Information given:
┏━━

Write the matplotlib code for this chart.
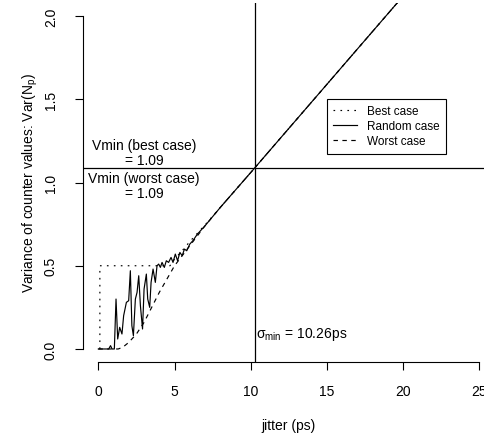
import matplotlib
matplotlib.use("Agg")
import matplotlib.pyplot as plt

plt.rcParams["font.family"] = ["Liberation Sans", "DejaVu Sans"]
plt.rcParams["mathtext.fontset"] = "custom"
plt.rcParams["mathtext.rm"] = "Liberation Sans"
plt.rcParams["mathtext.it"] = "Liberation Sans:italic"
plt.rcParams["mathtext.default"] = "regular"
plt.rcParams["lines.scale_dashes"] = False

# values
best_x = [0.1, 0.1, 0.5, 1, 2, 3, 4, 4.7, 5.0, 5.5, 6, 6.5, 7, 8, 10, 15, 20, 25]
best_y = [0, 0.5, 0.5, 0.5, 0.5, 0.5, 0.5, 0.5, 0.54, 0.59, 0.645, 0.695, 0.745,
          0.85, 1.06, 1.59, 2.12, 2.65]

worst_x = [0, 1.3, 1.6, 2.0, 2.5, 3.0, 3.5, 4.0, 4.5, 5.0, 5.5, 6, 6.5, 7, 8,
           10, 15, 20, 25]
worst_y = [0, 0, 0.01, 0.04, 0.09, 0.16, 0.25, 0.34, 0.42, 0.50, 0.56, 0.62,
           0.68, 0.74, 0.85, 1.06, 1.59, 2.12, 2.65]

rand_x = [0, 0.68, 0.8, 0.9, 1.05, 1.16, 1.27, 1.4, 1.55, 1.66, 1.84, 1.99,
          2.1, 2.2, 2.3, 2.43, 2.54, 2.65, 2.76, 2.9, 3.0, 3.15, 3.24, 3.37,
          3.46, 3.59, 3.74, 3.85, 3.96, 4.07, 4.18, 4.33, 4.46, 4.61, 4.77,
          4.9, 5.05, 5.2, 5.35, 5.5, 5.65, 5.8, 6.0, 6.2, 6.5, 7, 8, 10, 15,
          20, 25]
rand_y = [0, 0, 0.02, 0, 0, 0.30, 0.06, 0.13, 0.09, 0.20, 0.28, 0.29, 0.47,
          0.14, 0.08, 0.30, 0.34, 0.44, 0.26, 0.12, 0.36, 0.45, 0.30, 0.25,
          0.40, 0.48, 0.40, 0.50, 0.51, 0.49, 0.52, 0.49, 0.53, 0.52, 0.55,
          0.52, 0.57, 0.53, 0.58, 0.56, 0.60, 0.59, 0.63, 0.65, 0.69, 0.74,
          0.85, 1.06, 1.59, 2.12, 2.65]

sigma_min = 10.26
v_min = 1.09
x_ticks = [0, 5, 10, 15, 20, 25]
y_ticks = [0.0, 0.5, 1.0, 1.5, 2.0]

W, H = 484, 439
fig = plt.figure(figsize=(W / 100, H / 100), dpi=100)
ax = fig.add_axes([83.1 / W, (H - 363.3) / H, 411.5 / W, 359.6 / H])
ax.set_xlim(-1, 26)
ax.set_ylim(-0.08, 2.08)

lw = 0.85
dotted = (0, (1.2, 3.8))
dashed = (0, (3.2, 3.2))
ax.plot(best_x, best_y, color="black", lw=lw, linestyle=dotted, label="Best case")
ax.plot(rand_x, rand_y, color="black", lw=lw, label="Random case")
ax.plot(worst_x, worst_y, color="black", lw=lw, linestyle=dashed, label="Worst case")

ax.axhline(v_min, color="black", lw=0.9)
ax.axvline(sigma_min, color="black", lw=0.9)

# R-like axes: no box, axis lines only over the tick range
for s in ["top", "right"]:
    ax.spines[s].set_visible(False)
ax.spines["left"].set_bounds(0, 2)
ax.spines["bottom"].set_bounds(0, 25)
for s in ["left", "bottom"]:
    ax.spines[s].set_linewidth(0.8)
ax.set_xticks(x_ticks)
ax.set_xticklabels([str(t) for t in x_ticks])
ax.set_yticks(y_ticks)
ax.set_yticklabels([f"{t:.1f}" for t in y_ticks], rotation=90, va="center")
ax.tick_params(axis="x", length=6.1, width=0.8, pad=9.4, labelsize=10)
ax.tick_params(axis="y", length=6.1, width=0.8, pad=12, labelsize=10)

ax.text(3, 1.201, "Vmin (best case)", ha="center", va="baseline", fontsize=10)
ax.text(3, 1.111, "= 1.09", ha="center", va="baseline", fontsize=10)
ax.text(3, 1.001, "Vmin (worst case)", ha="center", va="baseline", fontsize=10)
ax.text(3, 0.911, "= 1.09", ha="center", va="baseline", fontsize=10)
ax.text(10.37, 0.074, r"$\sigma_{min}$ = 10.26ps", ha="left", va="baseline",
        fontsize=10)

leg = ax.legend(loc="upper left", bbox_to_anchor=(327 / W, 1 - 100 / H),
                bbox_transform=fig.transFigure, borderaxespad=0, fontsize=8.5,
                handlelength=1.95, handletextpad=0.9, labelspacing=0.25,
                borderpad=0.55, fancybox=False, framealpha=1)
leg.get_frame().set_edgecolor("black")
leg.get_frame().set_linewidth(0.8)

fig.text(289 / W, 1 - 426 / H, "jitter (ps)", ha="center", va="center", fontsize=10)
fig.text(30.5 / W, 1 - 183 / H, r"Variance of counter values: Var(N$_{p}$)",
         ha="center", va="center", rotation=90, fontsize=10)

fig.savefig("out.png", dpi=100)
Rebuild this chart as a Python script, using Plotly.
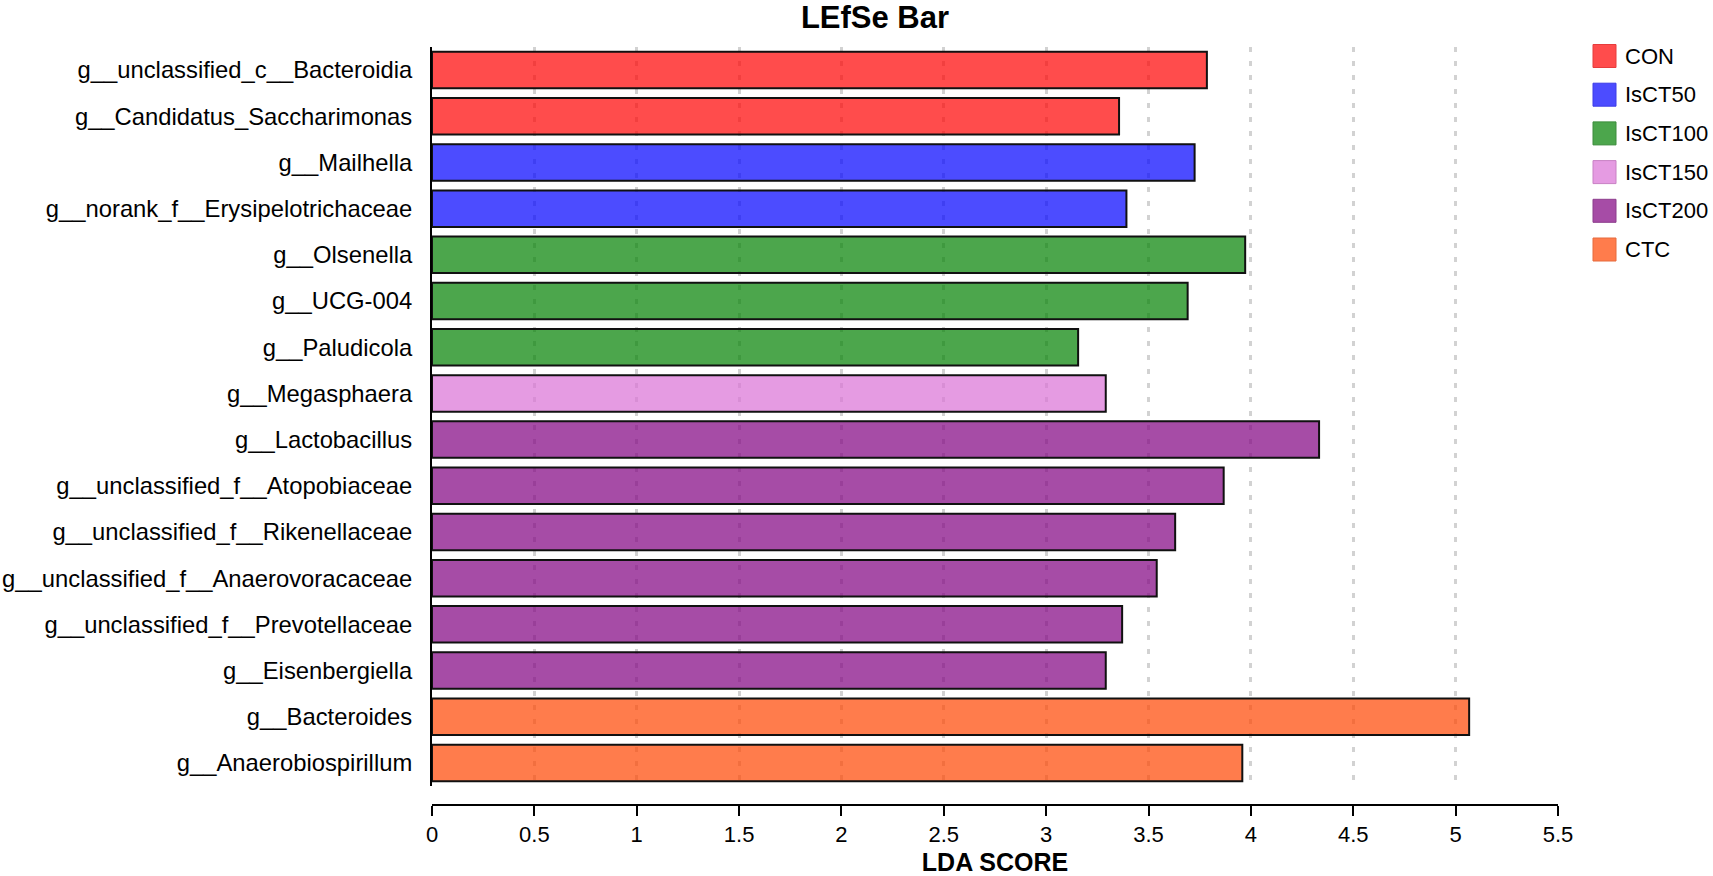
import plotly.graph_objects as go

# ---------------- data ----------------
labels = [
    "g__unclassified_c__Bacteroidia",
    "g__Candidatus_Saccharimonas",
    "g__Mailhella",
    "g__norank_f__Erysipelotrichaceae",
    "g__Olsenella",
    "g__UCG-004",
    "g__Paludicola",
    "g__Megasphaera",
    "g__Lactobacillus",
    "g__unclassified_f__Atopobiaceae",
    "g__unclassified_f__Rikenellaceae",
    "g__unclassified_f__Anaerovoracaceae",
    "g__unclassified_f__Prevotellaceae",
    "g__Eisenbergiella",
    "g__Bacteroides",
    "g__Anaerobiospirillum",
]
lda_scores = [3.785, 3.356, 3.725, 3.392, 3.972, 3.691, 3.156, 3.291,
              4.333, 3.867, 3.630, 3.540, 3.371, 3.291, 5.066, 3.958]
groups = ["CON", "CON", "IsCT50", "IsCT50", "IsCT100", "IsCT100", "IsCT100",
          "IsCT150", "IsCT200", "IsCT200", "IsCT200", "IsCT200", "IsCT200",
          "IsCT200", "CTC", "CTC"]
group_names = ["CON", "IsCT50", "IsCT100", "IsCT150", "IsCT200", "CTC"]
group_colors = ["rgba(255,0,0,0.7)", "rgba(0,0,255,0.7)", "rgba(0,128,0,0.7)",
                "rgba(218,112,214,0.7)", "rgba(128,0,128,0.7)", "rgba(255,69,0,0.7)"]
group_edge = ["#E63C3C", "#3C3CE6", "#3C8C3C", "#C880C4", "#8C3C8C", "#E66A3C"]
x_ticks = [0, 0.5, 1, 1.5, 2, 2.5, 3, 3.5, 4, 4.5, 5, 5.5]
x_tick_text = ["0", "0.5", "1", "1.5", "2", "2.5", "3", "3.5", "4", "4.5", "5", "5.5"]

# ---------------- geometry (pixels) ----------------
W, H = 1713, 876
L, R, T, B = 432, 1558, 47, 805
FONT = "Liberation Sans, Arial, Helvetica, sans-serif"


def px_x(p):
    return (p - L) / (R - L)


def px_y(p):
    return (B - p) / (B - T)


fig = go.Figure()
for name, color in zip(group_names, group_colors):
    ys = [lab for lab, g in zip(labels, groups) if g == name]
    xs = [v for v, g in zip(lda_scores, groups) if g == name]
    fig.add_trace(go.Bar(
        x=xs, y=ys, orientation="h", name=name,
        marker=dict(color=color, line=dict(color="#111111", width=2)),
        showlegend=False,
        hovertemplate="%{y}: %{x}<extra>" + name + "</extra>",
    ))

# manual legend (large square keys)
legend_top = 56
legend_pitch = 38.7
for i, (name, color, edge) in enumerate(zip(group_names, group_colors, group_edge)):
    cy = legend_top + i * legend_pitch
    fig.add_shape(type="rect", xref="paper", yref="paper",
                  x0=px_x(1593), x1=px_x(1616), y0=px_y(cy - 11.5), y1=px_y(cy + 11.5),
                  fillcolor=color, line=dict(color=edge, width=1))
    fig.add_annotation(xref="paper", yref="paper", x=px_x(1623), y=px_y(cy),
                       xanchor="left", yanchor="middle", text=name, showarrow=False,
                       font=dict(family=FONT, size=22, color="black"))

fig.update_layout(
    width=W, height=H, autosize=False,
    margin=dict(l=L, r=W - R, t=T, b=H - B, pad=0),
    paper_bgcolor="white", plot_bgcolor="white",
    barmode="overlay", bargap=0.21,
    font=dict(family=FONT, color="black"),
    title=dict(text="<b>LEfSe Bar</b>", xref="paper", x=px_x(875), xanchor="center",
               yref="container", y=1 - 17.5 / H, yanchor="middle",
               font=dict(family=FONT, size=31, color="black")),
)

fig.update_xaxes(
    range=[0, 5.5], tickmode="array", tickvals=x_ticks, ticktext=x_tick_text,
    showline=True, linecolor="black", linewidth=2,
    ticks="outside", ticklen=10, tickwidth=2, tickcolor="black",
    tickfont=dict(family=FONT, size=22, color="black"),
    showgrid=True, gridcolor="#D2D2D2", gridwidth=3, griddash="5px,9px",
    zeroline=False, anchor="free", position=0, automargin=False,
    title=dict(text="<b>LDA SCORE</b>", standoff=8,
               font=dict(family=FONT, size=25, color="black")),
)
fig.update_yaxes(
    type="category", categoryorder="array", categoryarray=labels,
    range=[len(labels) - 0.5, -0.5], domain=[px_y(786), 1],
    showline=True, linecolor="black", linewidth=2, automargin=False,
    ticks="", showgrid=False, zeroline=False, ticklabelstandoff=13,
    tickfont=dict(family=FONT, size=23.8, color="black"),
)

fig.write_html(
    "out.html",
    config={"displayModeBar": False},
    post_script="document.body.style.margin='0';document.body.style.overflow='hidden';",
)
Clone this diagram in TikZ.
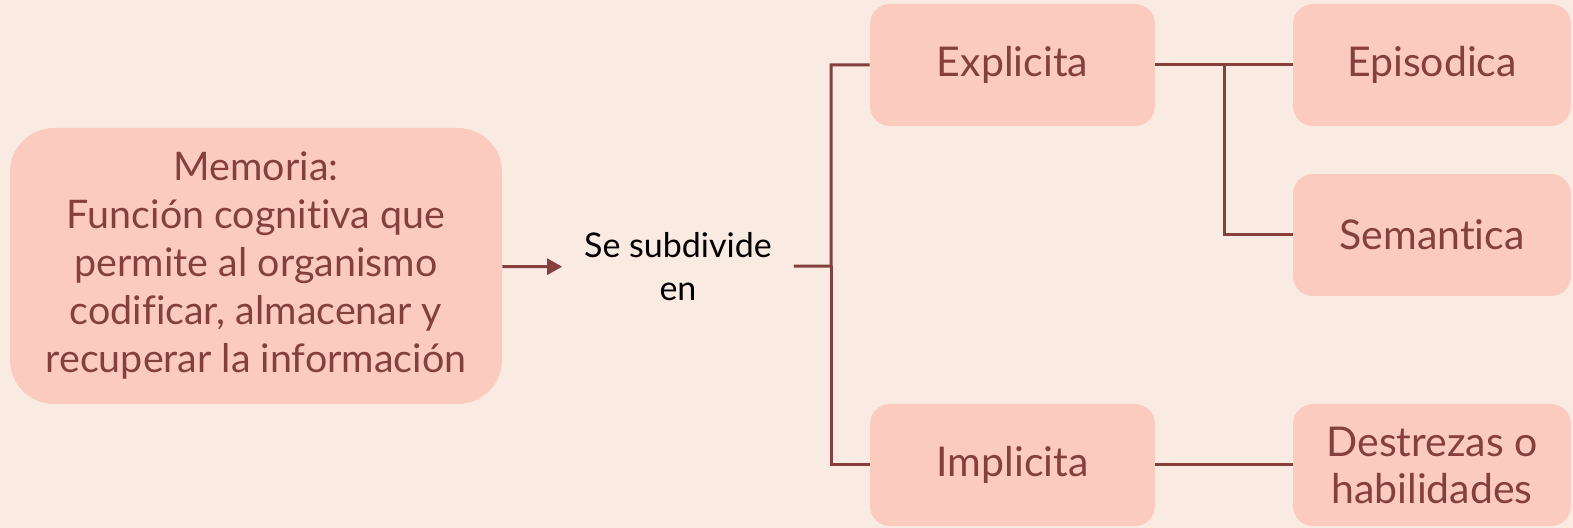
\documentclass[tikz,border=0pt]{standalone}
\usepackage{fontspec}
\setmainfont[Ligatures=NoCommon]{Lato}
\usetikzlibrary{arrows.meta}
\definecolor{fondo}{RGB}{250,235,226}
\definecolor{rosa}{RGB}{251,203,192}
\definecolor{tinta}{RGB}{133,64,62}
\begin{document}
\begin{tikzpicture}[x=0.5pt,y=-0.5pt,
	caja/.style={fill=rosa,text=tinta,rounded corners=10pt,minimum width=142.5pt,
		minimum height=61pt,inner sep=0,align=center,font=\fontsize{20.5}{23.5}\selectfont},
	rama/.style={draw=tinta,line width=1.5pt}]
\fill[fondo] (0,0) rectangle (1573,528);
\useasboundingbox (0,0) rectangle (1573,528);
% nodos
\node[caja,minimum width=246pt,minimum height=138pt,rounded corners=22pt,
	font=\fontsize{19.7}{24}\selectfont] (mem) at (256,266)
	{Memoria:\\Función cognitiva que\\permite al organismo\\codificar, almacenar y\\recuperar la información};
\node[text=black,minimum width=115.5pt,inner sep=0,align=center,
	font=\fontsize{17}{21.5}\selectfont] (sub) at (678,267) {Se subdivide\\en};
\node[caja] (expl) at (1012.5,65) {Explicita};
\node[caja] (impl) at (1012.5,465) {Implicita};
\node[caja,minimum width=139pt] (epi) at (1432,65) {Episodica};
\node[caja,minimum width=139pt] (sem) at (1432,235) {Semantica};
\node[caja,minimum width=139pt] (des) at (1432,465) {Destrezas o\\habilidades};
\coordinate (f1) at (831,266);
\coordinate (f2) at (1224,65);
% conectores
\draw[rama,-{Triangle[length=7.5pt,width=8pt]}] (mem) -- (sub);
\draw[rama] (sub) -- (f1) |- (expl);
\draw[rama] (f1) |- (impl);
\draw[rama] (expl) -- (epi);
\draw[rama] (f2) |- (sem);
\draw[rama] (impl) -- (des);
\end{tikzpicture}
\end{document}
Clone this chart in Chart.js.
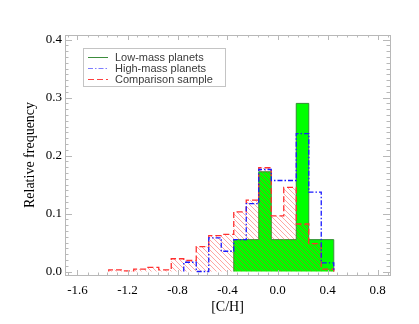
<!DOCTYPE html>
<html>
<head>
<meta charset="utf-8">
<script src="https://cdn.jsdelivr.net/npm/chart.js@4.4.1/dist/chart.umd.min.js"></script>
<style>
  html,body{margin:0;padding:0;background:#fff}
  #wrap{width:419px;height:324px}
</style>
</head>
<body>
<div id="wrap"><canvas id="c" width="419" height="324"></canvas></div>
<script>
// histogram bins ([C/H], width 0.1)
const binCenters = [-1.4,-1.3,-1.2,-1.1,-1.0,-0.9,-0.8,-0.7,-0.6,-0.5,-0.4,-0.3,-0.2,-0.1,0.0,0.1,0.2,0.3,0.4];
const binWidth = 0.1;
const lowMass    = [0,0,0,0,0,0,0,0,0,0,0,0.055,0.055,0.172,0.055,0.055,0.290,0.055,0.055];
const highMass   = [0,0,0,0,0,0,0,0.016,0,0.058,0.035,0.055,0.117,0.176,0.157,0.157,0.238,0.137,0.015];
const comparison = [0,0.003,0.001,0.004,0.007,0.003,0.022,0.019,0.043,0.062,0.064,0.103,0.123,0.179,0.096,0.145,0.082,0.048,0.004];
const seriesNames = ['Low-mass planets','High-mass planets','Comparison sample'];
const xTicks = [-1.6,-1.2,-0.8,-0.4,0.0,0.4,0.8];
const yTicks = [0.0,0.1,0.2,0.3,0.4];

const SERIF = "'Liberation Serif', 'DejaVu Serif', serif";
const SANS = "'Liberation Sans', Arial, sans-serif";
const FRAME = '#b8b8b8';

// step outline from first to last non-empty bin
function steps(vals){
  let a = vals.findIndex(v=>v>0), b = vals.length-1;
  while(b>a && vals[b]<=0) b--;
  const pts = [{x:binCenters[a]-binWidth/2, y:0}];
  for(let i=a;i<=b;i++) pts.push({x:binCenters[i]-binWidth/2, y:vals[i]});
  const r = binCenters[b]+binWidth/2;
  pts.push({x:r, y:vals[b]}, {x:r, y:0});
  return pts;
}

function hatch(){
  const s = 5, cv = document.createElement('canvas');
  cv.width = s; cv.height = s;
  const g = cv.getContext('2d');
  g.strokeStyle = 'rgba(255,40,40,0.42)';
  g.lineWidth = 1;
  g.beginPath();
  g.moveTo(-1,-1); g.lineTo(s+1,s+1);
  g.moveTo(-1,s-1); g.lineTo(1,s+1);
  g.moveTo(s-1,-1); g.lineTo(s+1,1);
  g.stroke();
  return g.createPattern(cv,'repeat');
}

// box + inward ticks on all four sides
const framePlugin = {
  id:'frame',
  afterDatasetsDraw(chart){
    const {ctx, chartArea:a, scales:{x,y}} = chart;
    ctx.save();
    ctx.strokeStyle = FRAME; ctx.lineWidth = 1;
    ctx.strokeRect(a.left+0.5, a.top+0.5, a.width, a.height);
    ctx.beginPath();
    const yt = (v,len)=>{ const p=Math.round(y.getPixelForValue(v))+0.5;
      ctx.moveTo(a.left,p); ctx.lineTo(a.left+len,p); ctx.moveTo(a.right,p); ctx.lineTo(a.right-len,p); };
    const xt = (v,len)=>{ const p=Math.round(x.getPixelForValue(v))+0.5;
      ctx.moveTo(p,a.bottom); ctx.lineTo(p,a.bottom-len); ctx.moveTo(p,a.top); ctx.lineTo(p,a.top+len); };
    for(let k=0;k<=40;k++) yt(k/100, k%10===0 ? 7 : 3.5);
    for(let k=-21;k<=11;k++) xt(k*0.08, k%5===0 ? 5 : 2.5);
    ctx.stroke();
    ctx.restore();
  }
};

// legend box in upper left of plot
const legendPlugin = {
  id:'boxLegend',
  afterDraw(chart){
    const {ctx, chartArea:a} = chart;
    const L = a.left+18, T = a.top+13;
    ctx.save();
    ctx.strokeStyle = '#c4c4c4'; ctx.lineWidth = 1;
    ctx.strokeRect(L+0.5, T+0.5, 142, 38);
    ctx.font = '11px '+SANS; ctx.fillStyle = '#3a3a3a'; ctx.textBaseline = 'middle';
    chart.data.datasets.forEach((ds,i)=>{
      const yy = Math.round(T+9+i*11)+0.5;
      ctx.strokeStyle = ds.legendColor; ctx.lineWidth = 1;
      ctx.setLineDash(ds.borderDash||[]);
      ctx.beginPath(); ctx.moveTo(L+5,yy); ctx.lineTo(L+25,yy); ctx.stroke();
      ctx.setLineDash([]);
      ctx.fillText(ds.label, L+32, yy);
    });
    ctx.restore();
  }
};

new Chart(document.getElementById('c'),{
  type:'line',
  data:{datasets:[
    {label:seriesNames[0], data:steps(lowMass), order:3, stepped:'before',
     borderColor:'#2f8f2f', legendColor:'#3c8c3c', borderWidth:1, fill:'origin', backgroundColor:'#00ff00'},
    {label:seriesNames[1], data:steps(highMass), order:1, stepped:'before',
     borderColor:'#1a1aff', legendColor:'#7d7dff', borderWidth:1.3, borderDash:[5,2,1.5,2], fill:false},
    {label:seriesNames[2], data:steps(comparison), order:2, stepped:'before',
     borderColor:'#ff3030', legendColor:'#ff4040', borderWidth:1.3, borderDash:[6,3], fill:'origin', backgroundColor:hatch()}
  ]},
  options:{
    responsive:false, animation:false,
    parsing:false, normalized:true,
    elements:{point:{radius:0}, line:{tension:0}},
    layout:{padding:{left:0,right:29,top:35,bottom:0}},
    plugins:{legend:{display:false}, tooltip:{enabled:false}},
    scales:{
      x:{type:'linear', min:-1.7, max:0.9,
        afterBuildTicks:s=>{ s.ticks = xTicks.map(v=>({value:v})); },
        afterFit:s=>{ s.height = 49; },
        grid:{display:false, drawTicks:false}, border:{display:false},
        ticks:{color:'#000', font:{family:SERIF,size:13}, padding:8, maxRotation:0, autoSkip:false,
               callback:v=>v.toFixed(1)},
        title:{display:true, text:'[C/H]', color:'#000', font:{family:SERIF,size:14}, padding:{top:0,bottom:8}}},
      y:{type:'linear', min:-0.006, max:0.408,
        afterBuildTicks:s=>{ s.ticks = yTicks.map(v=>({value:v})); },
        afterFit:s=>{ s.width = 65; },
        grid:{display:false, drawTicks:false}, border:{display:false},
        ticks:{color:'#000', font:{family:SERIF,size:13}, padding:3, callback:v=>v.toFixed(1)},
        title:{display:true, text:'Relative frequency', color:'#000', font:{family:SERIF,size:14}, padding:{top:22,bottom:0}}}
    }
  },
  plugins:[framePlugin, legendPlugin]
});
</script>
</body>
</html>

┗━━

Exercise goal: Give again the lines from "Clone this chart in Chart.js." to "const FRAME = '#b8b8b8';" exactly, both of those lines included, and do not include any pictures.

Full answer:
Clone this chart in Chart.js.
<!DOCTYPE html>
<html>
<head>
<meta charset="utf-8">
<script src="https://cdn.jsdelivr.net/npm/chart.js@4.4.1/dist/chart.umd.min.js"></script>
<style>
  html,body{margin:0;padding:0;background:#fff}
  #wrap{width:419px;height:324px}
</style>
</head>
<body>
<div id="wrap"><canvas id="c" width="419" height="324"></canvas></div>
<script>
// histogram bins ([C/H], width 0.1)
const binCenters = [-1.4,-1.3,-1.2,-1.1,-1.0,-0.9,-0.8,-0.7,-0.6,-0.5,-0.4,-0.3,-0.2,-0.1,0.0,0.1,0.2,0.3,0.4];
const binWidth = 0.1;
const lowMass    = [0,0,0,0,0,0,0,0,0,0,0,0.055,0.055,0.172,0.055,0.055,0.290,0.055,0.055];
const highMass   = [0,0,0,0,0,0,0,0.016,0,0.058,0.035,0.055,0.117,0.176,0.157,0.157,0.238,0.137,0.015];
const comparison = [0,0.003,0.001,0.004,0.007,0.003,0.022,0.019,0.043,0.062,0.064,0.103,0.123,0.179,0.096,0.145,0.082,0.048,0.004];
const seriesNames = ['Low-mass planets','High-mass planets','Comparison sample'];
const xTicks = [-1.6,-1.2,-0.8,-0.4,0.0,0.4,0.8];
const yTicks = [0.0,0.1,0.2,0.3,0.4];

const SERIF = "'Liberation Serif', 'DejaVu Serif', serif";
const SANS = "'Liberation Sans', Arial, sans-serif";
const FRAME = '#b8b8b8';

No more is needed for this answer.